--- Begin Supplied material ---
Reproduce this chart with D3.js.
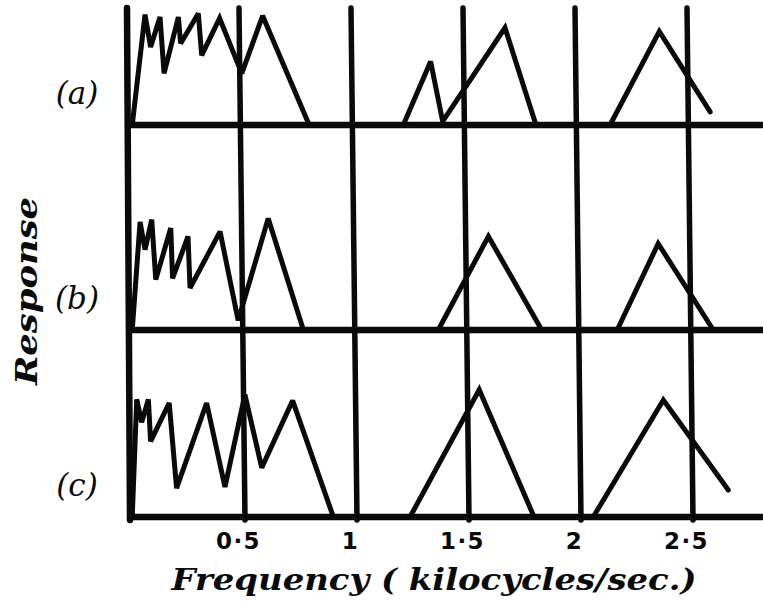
<!DOCTYPE html>
<html>
<head>
<meta charset="utf-8">
<script src="https://cdn.jsdelivr.net/npm/d3@7"></script>
<style>
  html, body { margin: 0; padding: 0; background: #fff; }
  svg { display: block; }
</style>
</head>
<body>
<svg id="chart" width="763" height="605"></svg>
<script>
// Frequency ticks (kilocycles/sec) and their printed labels
const tickValues = [0.5, 1, 1.5, 2, 2.5];
const tickLabels = ["0·5", "1", "1·5", "2", "2·5"];
const panelLabels = ["(a)", "(b)", "(c)"];
const xTitle = "Frequency ( kilocycles/sec.)";
const yTitle = "Response";

// Response traces, one list of separate segments per panel: [frequency, response]
const responseA = [
  [[0.01, 0], [0.067, 92], [0.092, 65], [0.134, 90], [0.152, 43], [0.216, 90], [0.226, 68],
   [0.305, 93], [0.32, 58], [0.40, 89], [0.499, 43], [0.592, 91], [0.80, 0]],
  [[1.22, 0], [1.342, 53], [1.396, 3], [1.674, 81], [1.8125, 0]],
  [[2.143, 0], [2.363, 78], [2.59, 11]]
];
const responseB = [
  [[0.01, 0], [0.045, 90], [0.067, 67], [0.097, 92], [0.115, 42], [0.182, 85], [0.19, 43],
   [0.259, 78], [0.268, 35], [0.402, 82], [0.483, 8], [0.617, 93], [0.774, 0]],
  [[1.376, 0], [1.6, 78], [1.838, 0]],
  [[2.175, 0], [2.358, 72], [2.604, 0]]
];
const responseC = [
  [[0.01, 0], [0.03, 98], [0.052, 79], [0.082, 98], [0.092, 63], [0.175, 95], [0.208, 24],
   [0.342, 95], [0.424, 25], [0.513, 102], [0.588, 41], [0.726, 97], [0.908, 0]],
  [[1.25, 0], [1.559, 106], [1.804, 0]],
  [[2.068, 0], [2.381, 97.5], [2.671, 22.5]]
];
const panels = [responseA, responseB, responseC];

// Layout
const W = 763, H = 605;
const baselines = [125, 330, 517];
const frameTop = 8;
const frameBottom = 520;
const ink = "#0a0a0a";

const svg = d3.select("#chart");
svg.append("rect").attr("width", W).attr("height", H).attr("fill", "#fff");

const x = d3.scaleLinear().domain([0, 2.5]).range([130, 690]);
const h = d3.scaleLinear().domain([0, 100]).range([0, 120]);

// Vertical guide lines at each frequency tick (slightly hand-slanted), plus the left axis
const lean = 6;
svg.append("g").selectAll("line").data(tickValues).join("line")
  .attr("x1", d => x(d) - lean / 2).attr("y1", frameTop)
  .attr("x2", d => x(d) + lean / 2).attr("y2", frameBottom)
  .attr("stroke", ink).attr("stroke-width", 5.5).attr("stroke-linecap", "round");

svg.append("line")
  .attr("x1", x(0) - 3).attr("y1", frameTop)
  .attr("x2", x(0)).attr("y2", frameBottom)
  .attr("stroke", ink).attr("stroke-width", 6.5).attr("stroke-linecap", "round");

// Panel baselines
svg.append("g").selectAll("line").data(baselines).join("line")
  .attr("x1", x(0) - 3).attr("x2", W)
  .attr("y1", d => d).attr("y2", d => d)
  .attr("stroke", ink).attr("stroke-width", 6.5);

// Response traces
panels.forEach((segments, i) => {
  const base = baselines[i];
  const line = d3.line()
    .x(d => x(d[0]))
    .y(d => base - h(d[1]));
  svg.append("g").selectAll("path").data(segments).join("path")
    .attr("d", line)
    .attr("fill", "none")
    .attr("stroke", ink)
    .attr("stroke-width", 5)
    .attr("stroke-linejoin", "miter")
    .attr("stroke-miterlimit", 2.6)
    .attr("stroke-linecap", "round");
});

// Panel labels
svg.append("g").selectAll("text").data(panelLabels).join("text")
  .attr("x", 77)
  .attr("y", (d, i) => baselines[i] - 21)
  .attr("text-anchor", "middle")
  .attr("font-family", "'DejaVu Serif', 'Liberation Serif', serif")
  .attr("font-style", "italic")
  .attr("font-size", 31)
  .attr("fill", ink)
  .text(d => d);

// Frequency axis labels
const axis = d3.axisBottom(x)
  .tickValues(tickValues)
  .tickFormat((d, i) => tickLabels[i])
  .tickSize(0);
const gx = svg.append("g").attr("transform", `translate(0,${frameBottom})`).call(axis);
gx.select(".domain").remove();
gx.selectAll("text")
  .attr("x", -4)
  .attr("y", 29).attr("dy", 0)
  .attr("font-family", "'DejaVu Sans', 'Liberation Sans', sans-serif")
  .attr("font-weight", "bold")
  .attr("font-size", 23)
  .attr("letter-spacing", 1.5)
  .attr("fill", ink);

// Axis titles
svg.append("text")
  .attr("x", 434).attr("y", 590)
  .attr("text-anchor", "middle")
  .attr("font-family", "'DejaVu Serif', 'Liberation Serif', serif")
  .attr("font-style", "italic")
  .attr("font-weight", "bold")
  .attr("font-size", 29)
  .attr("textLength", 525)
  .attr("lengthAdjust", "spacingAndGlyphs")
  .attr("fill", ink)
  .text(xTitle);

svg.append("text")
  .attr("transform", "translate(37,291) rotate(-90)")
  .attr("text-anchor", "middle")
  .attr("font-family", "'DejaVu Serif', 'Liberation Serif', serif")
  .attr("font-style", "italic")
  .attr("font-weight", "bold")
  .attr("font-size", 30)
  .attr("textLength", 188)
  .attr("lengthAdjust", "spacingAndGlyphs")
  .attr("fill", ink)
  .text(yTitle);
</script>
</body>
</html>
--- End Supplied material ---
» Exercise task
All of the lines above should be printed exactly, minus the pictures.

» Task response
Reproduce this chart with D3.js.
<!DOCTYPE html>
<html>
<head>
<meta charset="utf-8">
<script src="https://cdn.jsdelivr.net/npm/d3@7"></script>
<style>
  html, body { margin: 0; padding: 0; background: #fff; }
  svg { display: block; }
</style>
</head>
<body>
<svg id="chart" width="763" height="605"></svg>
<script>
// Frequency ticks (kilocycles/sec) and their printed labels
const tickValues = [0.5, 1, 1.5, 2, 2.5];
const tickLabels = ["0·5", "1", "1·5", "2", "2·5"];
const panelLabels = ["(a)", "(b)", "(c)"];
const xTitle = "Frequency ( kilocycles/sec.)";
const yTitle = "Response";

// Response traces, one list of separate segments per panel: [frequency, response]
const responseA = [
  [[0.01, 0], [0.067, 92], [0.092, 65], [0.134, 90], [0.152, 43], [0.216, 90], [0.226, 68],
   [0.305, 93], [0.32, 58], [0.40, 89], [0.499, 43], [0.592, 91], [0.80, 0]],
  [[1.22, 0], [1.342, 53], [1.396, 3], [1.674, 81], [1.8125, 0]],
  [[2.143, 0], [2.363, 78], [2.59, 11]]
];
const responseB = [
  [[0.01, 0], [0.045, 90], [0.067, 67], [0.097, 92], [0.115, 42], [0.182, 85], [0.19, 43],
   [0.259, 78], [0.268, 35], [0.402, 82], [0.483, 8], [0.617, 93], [0.774, 0]],
  [[1.376, 0], [1.6, 78], [1.838, 0]],
  [[2.175, 0], [2.358, 72], [2.604, 0]]
];
const responseC = [
  [[0.01, 0], [0.03, 98], [0.052, 79], [0.082, 98], [0.092, 63], [0.175, 95], [0.208, 24],
   [0.342, 95], [0.424, 25], [0.513, 102], [0.588, 41], [0.726, 97], [0.908, 0]],
  [[1.25, 0], [1.559, 106], [1.804, 0]],
  [[2.068, 0], [2.381, 97.5], [2.671, 22.5]]
];
const panels = [responseA, responseB, responseC];

// Layout
const W = 763, H = 605;
const baselines = [125, 330, 517];
const frameTop = 8;
const frameBottom = 520;
const ink = "#0a0a0a";

const svg = d3.select("#chart");
svg.append("rect").attr("width", W).attr("height", H).attr("fill", "#fff");

const x = d3.scaleLinear().domain([0, 2.5]).range([130, 690]);
const h = d3.scaleLinear().domain([0, 100]).range([0, 120]);

// Vertical guide lines at each frequency tick (slightly hand-slanted), plus the left axis
const lean = 6;
svg.append("g").selectAll("line").data(tickValues).join("line")
  .attr("x1", d => x(d) - lean / 2).attr("y1", frameTop)
  .attr("x2", d => x(d) + lean / 2).attr("y2", frameBottom)
  .attr("stroke", ink).attr("stroke-width", 5.5).attr("stroke-linecap", "round");

svg.append("line")
  .attr("x1", x(0) - 3).attr("y1", frameTop)
  .attr("x2", x(0)).attr("y2", frameBottom)
  .attr("stroke", ink).attr("stroke-width", 6.5).attr("stroke-linecap", "round");

// Panel baselines
svg.append("g").selectAll("line").data(baselines).join("line")
  .attr("x1", x(0) - 3).attr("x2", W)
  .attr("y1", d => d).attr("y2", d => d)
  .attr("stroke", ink).attr("stroke-width", 6.5);

// Response traces
panels.forEach((segments, i) => {
  const base = baselines[i];
  const line = d3.line()
    .x(d => x(d[0]))
    .y(d => base - h(d[1]));
  svg.append("g").selectAll("path").data(segments).join("path")
    .attr("d", line)
    .attr("fill", "none")
    .attr("stroke", ink)
    .attr("stroke-width", 5)
    .attr("stroke-linejoin", "miter")
    .attr("stroke-miterlimit", 2.6)
    .attr("stroke-linecap", "round");
});

// Panel labels
svg.append("g").selectAll("text").data(panelLabels).join("text")
  .attr("x", 77)
  .attr("y", (d, i) => baselines[i] - 21)
  .attr("text-anchor", "middle")
  .attr("font-family", "'DejaVu Serif', 'Liberation Serif', serif")
  .attr("font-style", "italic")
  .attr("font-size", 31)
  .attr("fill", ink)
  .text(d => d);

// Frequency axis labels
const axis = d3.axisBottom(x)
  .tickValues(tickValues)
  .tickFormat((d, i) => tickLabels[i])
  .tickSize(0);
const gx = svg.append("g").attr("transform", `translate(0,${frameBottom})`).call(axis);
gx.select(".domain").remove();
gx.selectAll("text")
  .attr("x", -4)
  .attr("y", 29).attr("dy", 0)
  .attr("font-family", "'DejaVu Sans', 'Liberation Sans', sans-serif")
  .attr("font-weight", "bold")
  .attr("font-size", 23)
  .attr("letter-spacing", 1.5)
  .attr("fill", ink);

// Axis titles
svg.append("text")
  .attr("x", 434).attr("y", 590)
  .attr("text-anchor", "middle")
  .attr("font-family", "'DejaVu Serif', 'Liberation Serif', serif")
  .attr("font-style", "italic")
  .attr("font-weight", "bold")
  .attr("font-size", 29)
  .attr("textLength", 525)
  .attr("lengthAdjust", "spacingAndGlyphs")
  .attr("fill", ink)
  .text(xTitle);

svg.append("text")
  .attr("transform", "translate(37,291) rotate(-90)")
  .attr("text-anchor", "middle")
  .attr("font-family", "'DejaVu Serif', 'Liberation Serif', serif")
  .attr("font-style", "italic")
  .attr("font-weight", "bold")
  .attr("font-size", 30)
  .attr("textLength", 188)
  .attr("lengthAdjust", "spacingAndGlyphs")
  .attr("fill", ink)
  .text(yTitle);
</script>
</body>
</html>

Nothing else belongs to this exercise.